From Reactive to Resilient: Why Asset Management Is a Business Strategy — Not Just a System

For many organizations, asset management is still viewed as a “maintenance thing” — something handled by operations teams once equipment breaks or service disruptions occur.

 

But in today’s environment of rising costs, workforce shortages, aging infrastructure, and increased public accountability, asset management has evolved into something much bigger.

 

It’s no longer just about maintaining assets.
It’s about protecting service delivery, controlling risk, and making smarter business decisions.

Asset Management Is No Longer Optional

Across industries — from public sector agencies to transportation, utilities, and facilities — organizations are being asked to do more with less.

 

Leaders are facing questions like:

  • How do we extend the life of aging assets without increasing budgets?

  • How do we reduce unplanned downtime?

  • How do we justify capital funding decisions?

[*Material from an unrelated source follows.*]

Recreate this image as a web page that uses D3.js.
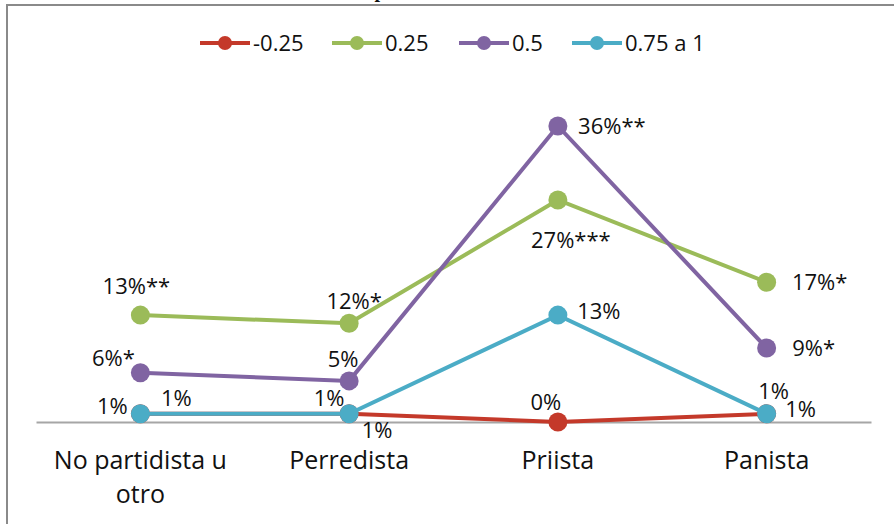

  • How do we retain knowledge as experienced staff retire?

These challenges cannot be solved through reactive maintenance alone. They require visibility, planning, and alignment between operations, finance, and leadership — which is where modern asset management plays a critical role.

The Shift from Fixing Problems to Managing Risk

Traditional maintenance models focus on responding when something breaks.

 

Strategic asset management, on the other hand, focuses on risk and consequence. Instead of asking:

“What failed?”

Organizations begin asking:

“What assets pose the greatest risk if they fail — and what should we do about it now?”

This shift enables organizations to:

  • Prioritize work based on impact, not urgency alone

  • Reduce costly emergency repairs

  • Improve safety and regulatory compliance

  • Build defensible, data-backed funding requests

In short, asset management becomes a tool for decision-making, not just work execution.

Data Is Only Valuable When It Supports Decisions

Many organizations already collect large amounts of asset data — but still struggle to turn that information into insight.

 

Spreadsheets, paper records, disconnected systems, and tribal knowledge often create gaps that limit visibility and consistency.

 

The goal of asset management isn’t simply to collect more data — it’s to ensure the right data is available to the right people at the right time.

 

When data is structured and accessible, organizations can:

  • Understand true lifecycle costs

  • Identify patterns in failures and maintenance spend

  • Support long-term capital planning

  • Improve transparency with stakeholders

Without this foundation, even the best tools struggle to deliver value.

Technology Alone Isn’t the Solution

While asset management systems are important, technology by itself does not create success.

 

Sustainable results come from aligning:

  • People — roles, responsibilities, and change adoption

  • Processes — consistent workflows and standards

  • Technology — systems configured to support how the business operates

Organizations that focus only on system implementation often find themselves years later with underused tools and frustrated teams.

 

Those that focus on business outcomes first — and then enable them through technology — see far greater long-term value.

Building an Asset Management Journey

Asset management maturity doesn’t happen overnight.

 

It’s a journey that typically includes:

  • Moving from reactive to planned maintenance

  • Standardizing processes across teams

  • Improving data quality and governance

  • Gradually introducing analytics and long-term planning

The most successful organizations recognize that progress matters more than perfection. Each step forward strengthens resilience, improves service reliability, and supports smarter decision-making.

Turning Asset Management Into a Strategic Advantage

When done well, asset management becomes a business enabler — not an operational burden.

 

It helps organizations:

  • Maximize the value of existing assets

  • Reduce lifecycle costs

  • Improve reliability and customer service

  • Support transparency and accountability

  • Prepare for future growth

In a time when organizations are under constant pressure to deliver more with fewer resources, asset management is no longer just about maintaining infrastructure — it’s about sustaining the mission.